Mein Ausflug nach Bolivien mit Tom Clancy’s Ghost Recon Wildlands liegt inzwischen schon eine Weile zurück. Ein paar Stunden hatte ich mit der Open World-Jagd auf ein Drogenkartell sogar meinen Spaß. Dann machte sich aber Eintönigkeit breit. Zu wenig Abwechslung im Missionsdesign und eine gut gemeinte, aber doch von zu vielen Klischees gespickte Story, die der namensgebende (aber schon lange verstorbene) Thriller-Autor so wohl nie zu Papier gebracht hätte. Vielleicht wäre es anders gelaufen, wenn ich nicht kläglich daran gescheitert wäre, Mitspieler für eine regelmäßige Koop-Runde zu gewinnen. Ich werde es wohl nie erfahren…
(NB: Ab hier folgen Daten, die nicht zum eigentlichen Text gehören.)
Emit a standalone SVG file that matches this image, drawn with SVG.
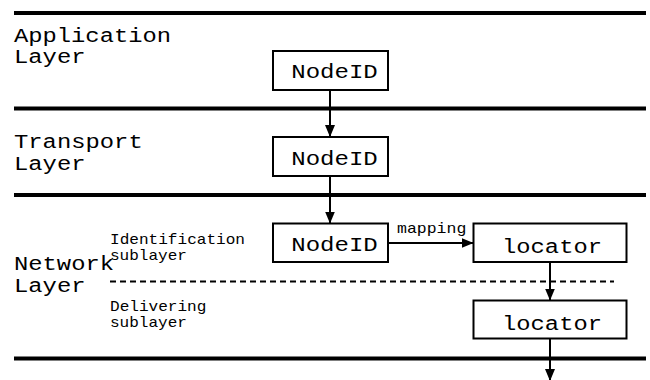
<svg xmlns="http://www.w3.org/2000/svg" width="650" height="380" viewBox="0 0 650 380">
<style>
.sep{stroke:#000;stroke-width:4;fill:none}
.dash{stroke:#000;stroke-width:2;stroke-dasharray:6 4;fill:none}
.box{fill:#fff;stroke:#000;stroke-width:2}
.big{font-family:"Liberation Mono",monospace;font-size:20px;fill:#000}
.small{font-family:"Liberation Mono",monospace;font-size:15px;fill:#000}
.conn{stroke:#000;stroke-width:2;fill:none;marker-end:url(#ah)}
</style>
<defs>
<marker id="ah" markerUnits="userSpaceOnUse" markerWidth="12" markerHeight="12" viewBox="0 0 12 10" refX="12" refY="5" orient="auto">
<path d="M0,0 L12,5 L0,10 Z" fill="#000"/>
</marker>
</defs>
<rect width="650" height="380" fill="#fff"/>
<g id="layers">
<line class="sep" x1="14" y1="13" x2="646" y2="13"/>
<line class="sep" x1="14" y1="108.5" x2="646" y2="108.5"/>
<line class="sep" x1="14" y1="195" x2="646" y2="195"/>
<line class="sep" x1="14" y1="358.5" x2="646" y2="358.5"/>
<line class="dash" x1="110" y1="281.5" x2="614" y2="281.5"/>
</g>
<g id="labels">
<text class="big" x="14" y="42" textLength="157" lengthAdjust="spacingAndGlyphs">Application</text>
<text class="big" x="14" y="63" textLength="71.5" lengthAdjust="spacingAndGlyphs">Layer</text>
<text class="big" x="14" y="148" textLength="128.7" lengthAdjust="spacingAndGlyphs">Transport</text>
<text class="big" x="14" y="170" textLength="71.5" lengthAdjust="spacingAndGlyphs">Layer</text>
<text class="big" x="14" y="270" textLength="100" lengthAdjust="spacingAndGlyphs">Network</text>
<text class="big" x="14" y="292" textLength="71.5" lengthAdjust="spacingAndGlyphs">Layer</text>
<text class="small" x="110" y="244" textLength="135" lengthAdjust="spacingAndGlyphs">Identification</text>
<text class="small" x="110" y="260" textLength="77" lengthAdjust="spacingAndGlyphs">sublayer</text>
<text class="small" x="110" y="311" textLength="96.4" lengthAdjust="spacingAndGlyphs">Delivering</text>
<text class="small" x="110" y="327" textLength="77" lengthAdjust="spacingAndGlyphs">sublayer</text>
</g>
<g id="app-nodeid">
<rect class="box" x="273" y="51" width="115" height="39"/>
<text class="big" x="334.5" y="78" text-anchor="middle" textLength="86.5" lengthAdjust="spacingAndGlyphs">NodeID</text>
</g>
<g id="transport-nodeid">
<rect class="box" x="273" y="137" width="115" height="39"/>
<text class="big" x="334.5" y="164.5" text-anchor="middle" textLength="86.5" lengthAdjust="spacingAndGlyphs">NodeID</text>
</g>
<g id="network-nodeid">
<rect class="box" x="273" y="223.5" width="115" height="38.5"/>
<text class="big" x="334.5" y="251" text-anchor="middle" textLength="86.5" lengthAdjust="spacingAndGlyphs">NodeID</text>
</g>
<g id="locator-id">
<rect class="box" x="473.5" y="223.5" width="153" height="38.5"/>
<text class="big" x="552" y="253" text-anchor="middle" textLength="100" lengthAdjust="spacingAndGlyphs">locator</text>
</g>
<g id="locator-deliver">
<rect class="box" x="473.5" y="300.5" width="153" height="38"/>
<text class="big" x="552" y="329.5" text-anchor="middle" textLength="100" lengthAdjust="spacingAndGlyphs">locator</text>
</g>
<g id="connectors">
<line class="conn" x1="330" y1="90" x2="330" y2="137"/>
<line class="conn" x1="330" y1="176" x2="330" y2="223.5"/>
<line class="conn" x1="388" y1="243" x2="473.5" y2="243"/>
<line class="conn" x1="550" y1="262" x2="550" y2="300.5"/>
<line class="conn" x1="550" y1="338.5" x2="550" y2="381"/>
<text class="small" x="397" y="233" textLength="69.3" lengthAdjust="spacingAndGlyphs">mapping</text>
</g>
</svg>
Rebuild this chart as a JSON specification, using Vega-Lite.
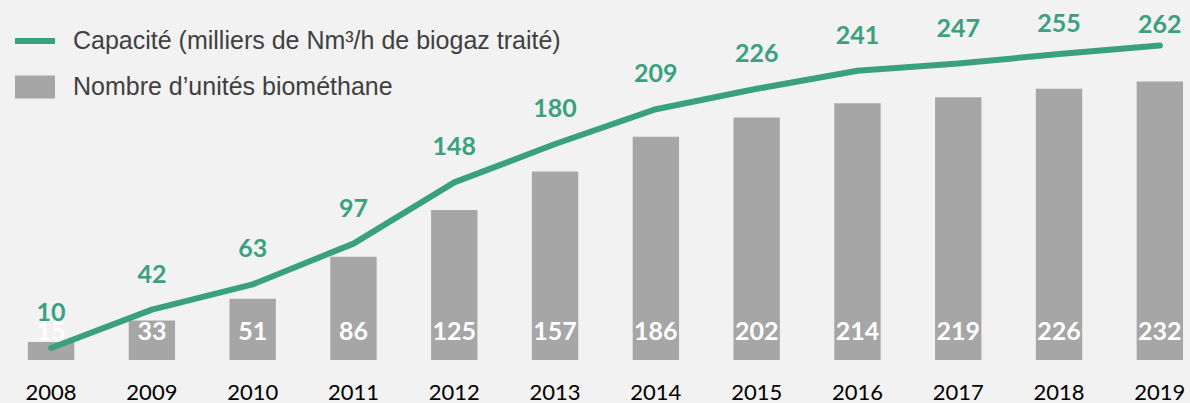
{
  "$schema": "https://vega.github.io/schema/vega-lite/v6.json",
  "width": 1190,
  "height": 360,
  "autosize": {"type": "none"},
  "padding": {"left": 0, "top": 0, "right": 0, "bottom": 43},
  "background": "#f2f2f2",
  "config": {"view": {"stroke": null}},
  "data": {"values": [
    {"year": "2008", "units": 15, "capacity": 10},
    {"year": "2009", "units": 33, "capacity": 42},
    {"year": "2010", "units": 51, "capacity": 63},
    {"year": "2011", "units": 86, "capacity": 97},
    {"year": "2012", "units": 125, "capacity": 148},
    {"year": "2013", "units": 157, "capacity": 180},
    {"year": "2014", "units": 186, "capacity": 209},
    {"year": "2015", "units": 202, "capacity": 226},
    {"year": "2016", "units": 214, "capacity": 241},
    {"year": "2017", "units": 219, "capacity": 247},
    {"year": "2018", "units": 226, "capacity": 255},
    {"year": "2019", "units": 232, "capacity": 262}
  ]},
  "encoding": {
    "x": {
      "field": "year", "type": "ordinal",
      "scale": {"paddingInner": 0.54, "paddingOuter": 0.173, "align": 0.8},
      "axis": {"title": null, "labelAngle": 0, "labelFont": "Lato", "labelFontSize": 22, "labelColor": "#000000", "ticks": false, "domain": false, "grid": false, "labelPadding": 22}
    }
  },
  "layer": [
    {
      "mark": {"type": "bar"},
      "encoding": {
        "y": {"field": "units", "type": "quantitative", "scale": {"domain": [0, 300]}, "axis": null},
        "color": {
          "datum": "Nombre d’unités biométhane",
          "scale": {"domain": ["Capacité (milliers de Nm³/h de biogaz traité)", "Nombre d’unités biométhane"], "range": ["#3aa17e", "#a6a6a6"]},
          "legend": {
            "title": null,
            "orient": "none",
            "legendX": 15,
            "legendY": 21,
            "padding": 0,
            "symbolSize": 1600,
            "labelOffset": 18,
            "rowPadding": 13,
            "labelFont": "Liberation Sans",
            "labelFontSize": 25,
            "labelColor": "#404040",
            "labelLimit": 600,
            "labelExpr": "datum.label === 'Nombre d’unités biométhane' ? '\u00a0' + datum.label : datum.label",
            "encode": {
              "symbols": {"update": {
                "shape": {"signal": "datum.value === 'Nombre d’unités biométhane' ? 'M-1,-0.575H1V0.575H-1Z' : 'M-1,-0.15H1V0.15H-1Z'"},
                "fill": {"signal": "datum.value === 'Nombre d’unités biométhane' ? '#808080' : '#2e8566'"},
                "stroke": {"value": "transparent"},
                "strokeWidth": {"value": 0},
                "opacity": {"value": 1}
              }}
            }
          }
        }
      }
    },
    {
      "mark": {"type": "text", "font": "Lato", "fontWeight": "bold", "fontSize": 25, "color": "#ffffff", "baseline": "alphabetic", "dy": -20},
      "encoding": {
        "y": {"datum": 0, "type": "quantitative"},
        "text": {"field": "units", "type": "quantitative"}
      }
    },
    {
      "mark": {"type": "line", "strokeWidth": 6, "strokeCap": "round", "strokeJoin": "round"},
      "encoding": {
        "y": {"field": "capacity", "type": "quantitative"},
        "color": {"datum": "Capacité (milliers de Nm³/h de biogaz traité)"}
      }
    },
    {
      "transform": [{"filter": "datum.capacity < 250"}],
      "mark": {"type": "text", "font": "Lato", "fontWeight": "bold", "fontSize": 25, "color": "#3aa17e", "baseline": "alphabetic", "dy": -27},
      "encoding": {
        "y": {"field": "capacity", "type": "quantitative"},
        "text": {"field": "capacity", "type": "quantitative"}
      }
    },
    {
      "transform": [{"filter": "datum.capacity >= 250 && datum.capacity < 260"}],
      "mark": {"type": "text", "font": "Lato", "fontWeight": "bold", "fontSize": 25, "color": "#3aa17e", "baseline": "alphabetic", "dy": -22},
      "encoding": {
        "y": {"field": "capacity", "type": "quantitative"},
        "text": {"field": "capacity", "type": "quantitative"}
      }
    },
    {
      "transform": [{"filter": "datum.capacity >= 260"}],
      "mark": {"type": "text", "font": "Lato", "fontWeight": "bold", "fontSize": 25, "color": "#3aa17e", "baseline": "alphabetic", "dy": -13},
      "encoding": {
        "y": {"field": "capacity", "type": "quantitative"},
        "text": {"field": "capacity", "type": "quantitative"}
      }
    }
  ]
}
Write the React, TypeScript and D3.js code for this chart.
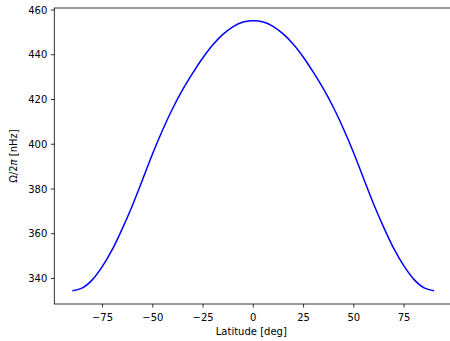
import React from "react";
import * as d3 from "d3";

const latitudes = [-90, -85, -80, -75, -70, -65, -60, -55, -50, -45, -40, -35, -30, -25, -20, -15, -10, -5, 0, 5, 10, 15, 20, 25, 30, 35, 40, 45, 50, 55, 60, 65, 70, 75, 80, 85, 90];
const omegaHalf = [334.5, 335.8, 339.5, 345.5, 353.2, 362.6, 373.0, 384.4, 396.0, 406.6, 416.2, 424.6, 432.0, 438.8, 444.6, 449.2, 452.6, 454.6, 455.2];
const omega = [...omegaHalf, ...omegaHalf.slice(0, -1).reverse()];
const xTicks = [-75, -50, -25, 0, 25, 50, 75];
const yTicks = [340, 360, 380, 400, 420, 440, 460];

const W = 450, H = 341;
const M = { left: 54.3, right: 452.3, top: 8, bottom: 304 };

export default function App() {
  const x = d3.scaleLinear().domain([-99, 99]).range([M.left, M.right]);
  const y = d3.scaleLinear().domain([328.6, 460.9]).range([M.bottom, M.top]);
  const data = latitudes.map((lat, i) => [lat, omega[i]] as [number, number]);
  const line = d3.line<[number, number]>().x(d => x(d[0])).y(d => y(d[1])).curve(d3.curveCatmullRom.alpha(0.5));
  const fmt = (v: number) => (v < 0 ? "\u2212" + Math.abs(v) : String(v));
  const font = "DejaVu Sans, sans-serif";
  return (
    <svg width={W} height={H} style={{ position: "absolute", left: 0, top: 0, background: "#fff" }} fontFamily={font}>
      <path d={line(data) || ""} fill="none" stroke="#0000ff" strokeWidth={1.5} />
      <rect x={M.left} y={M.top} width={M.right - M.left} height={M.bottom - M.top} fill="none" stroke="#000" strokeWidth={0.8} />
      {xTicks.map(t => (
        <g key={"x" + t} transform={`translate(${x(t)},${M.bottom})`}>
          <line y1={0} y2={3.5} stroke="#000" strokeWidth={0.8} />
          <text y={17} textAnchor="middle" fontSize={10} fill="#000">{fmt(t)}</text>
        </g>
      ))}
      {yTicks.map(t => (
        <g key={"y" + t} transform={`translate(${M.left},${y(t)})`}>
          <line x1={0} x2={-3.5} stroke="#000" strokeWidth={0.8} />
          <text x={-7} dy="0.35em" textAnchor="end" fontSize={10} fill="#000">{t}</text>
        </g>
      ))}
      <text x={(M.left + M.right) / 2 - 2} y={335} textAnchor="middle" fontSize={10} fill="#000">Latitude [deg]</text>
      <text transform={`translate(17,${(M.top + M.bottom) / 2}) rotate(-90)`} textAnchor="middle" fontSize={10} fill="#000">Ω/2<tspan fontStyle="italic">π</tspan> [nHz]</text>
    </svg>
  );
}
Deutlich schneller stellte sich leider The Surge als Fehlinvestition heraus. Ein sehr interessantes Kampf- und direkt daran gekoppeltes Upgrade- & Crafting-System machte mich neugierig und eine interessant beginnende Story und ein knackiger Schwierigkeitsgrad hielten mich eine Weile bei der Stange. Doch dann wurde aus dem knackigen Schwierigkeitsgrad eine Dark Souls-inspirierte Selbstquälerei samt Upgrade-Grinding, welches allerdings nur in der Theorie die eigenen Überlebenschancen steigert. Ich weiß, dass einige Leute auf die Art Spiel stehen und gestehe auch gerne ein, dass ich vielleicht einfach zu ungeduldig und/oder zu ungeschickt bin. Aber ganz ehrlich: Meine Freizeit ist mir zu kostbar, um sie als virtuelles Kanonenfutter zu verbringen.
Das war es dann auch schon wieder. Bis zum nächsten Mal, wann immer das auch sein mag.